Восемь лет деволюции обеспечили два явления, которые на первый взгляд представляются очевидно противоречащими друг другу, но если вдуматься, никакого противоречия между ними нет. Во-первых, у людей появилось нетерпение — разочарование в том, что перемены оказались не слишком значительными. А во-вторых, люди убедились, что небо не рухнуло, что кары египетские не постигли нашу отсталую страну, что урожай по-прежнему собирают, дождь продолжает идти, а небо за тучами голубое.

Иными словами, люди возжаждали дальнейших перемен, удостоверившись, что апокалипсиса, вопреки некоторым уверениям, не произошло. Налицо классический случай возрастающих политических ожиданий. И мы ощущаем нетерпение и делаем вывод, что в настоящее время люди ждут действий; и я намереваюсь действовать.

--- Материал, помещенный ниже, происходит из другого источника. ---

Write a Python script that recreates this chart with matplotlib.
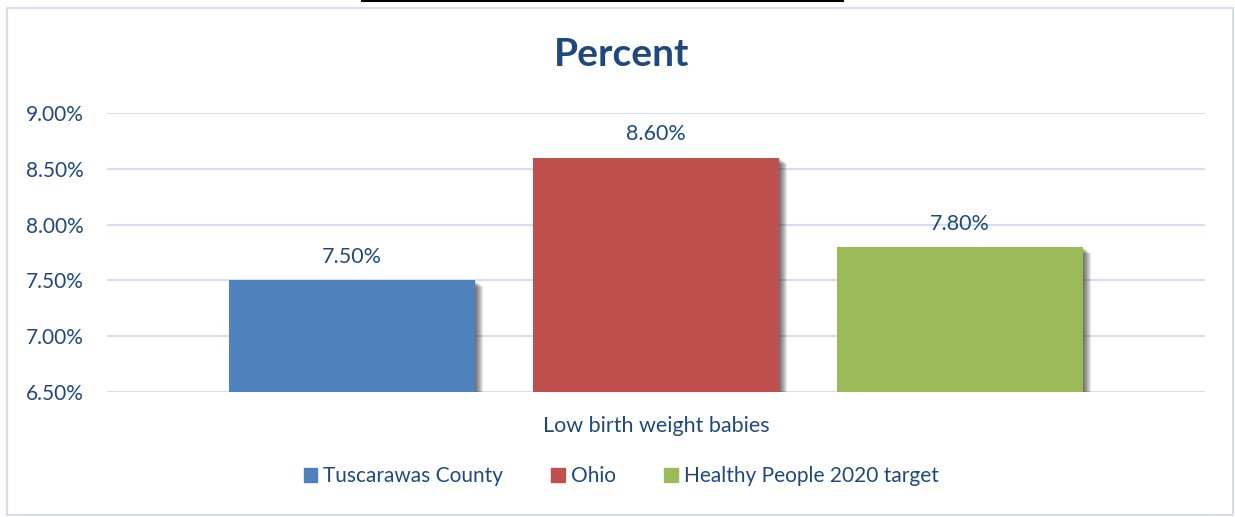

Тем, кто наблюдал за приходом к власти нового правительства, следует простить восторг, отягощенный тревогой за будущее. Закаленный избирательной кампанией журналист Джордж Рози высказался со страниц «Шотландского книжного обозрения» об «американских горках» конституционной политики: «Держитесь крепче, нас ждет немало ухабов».

К. Королев

Шотландия: страницы истории

Автобиография — жанр отчасти, если можно так выразиться, лукавый: сам выбираешь, о каких событиях в жизни стоит упомянуть, а какие можно, по той или иной причине, опустить — и тем самым вольно или невольно вводишь читателя в заблуждение, рисуя свою жизнь в выгодном для себя свете. Особенно это становится очевидно, когда речь заходит не об автобиографии как таковой, а о квази-автобиографии, например, об автобиографии страны, которая представляет собой свод документальных свидетельств, подобранных и скомпонованных таким образом, чтобы отражать не беспристрастный ход истории, а точку зрения на историю составителя подобной квази-автобиографии. И зачастую при таком подходе о многих значимых событиях в жизни той или иной страны говорится разве что мимоходом — или не говорится вообще, другие освещаются пристрастно, третьи удостаиваются незаслуженно пристального внимания, и в итоге целостная картина жизни страны перед взглядом читателя так и не возникает. Разумеется, любое воззрение на историю по определению субъективно, однако нельзя забывать о таком «каркасе», как исторический контекст: если какие-либо события, да еще в автобиографии, оказываются вырванными из этого контекста, целостная картина не сложится ни при каких условиях.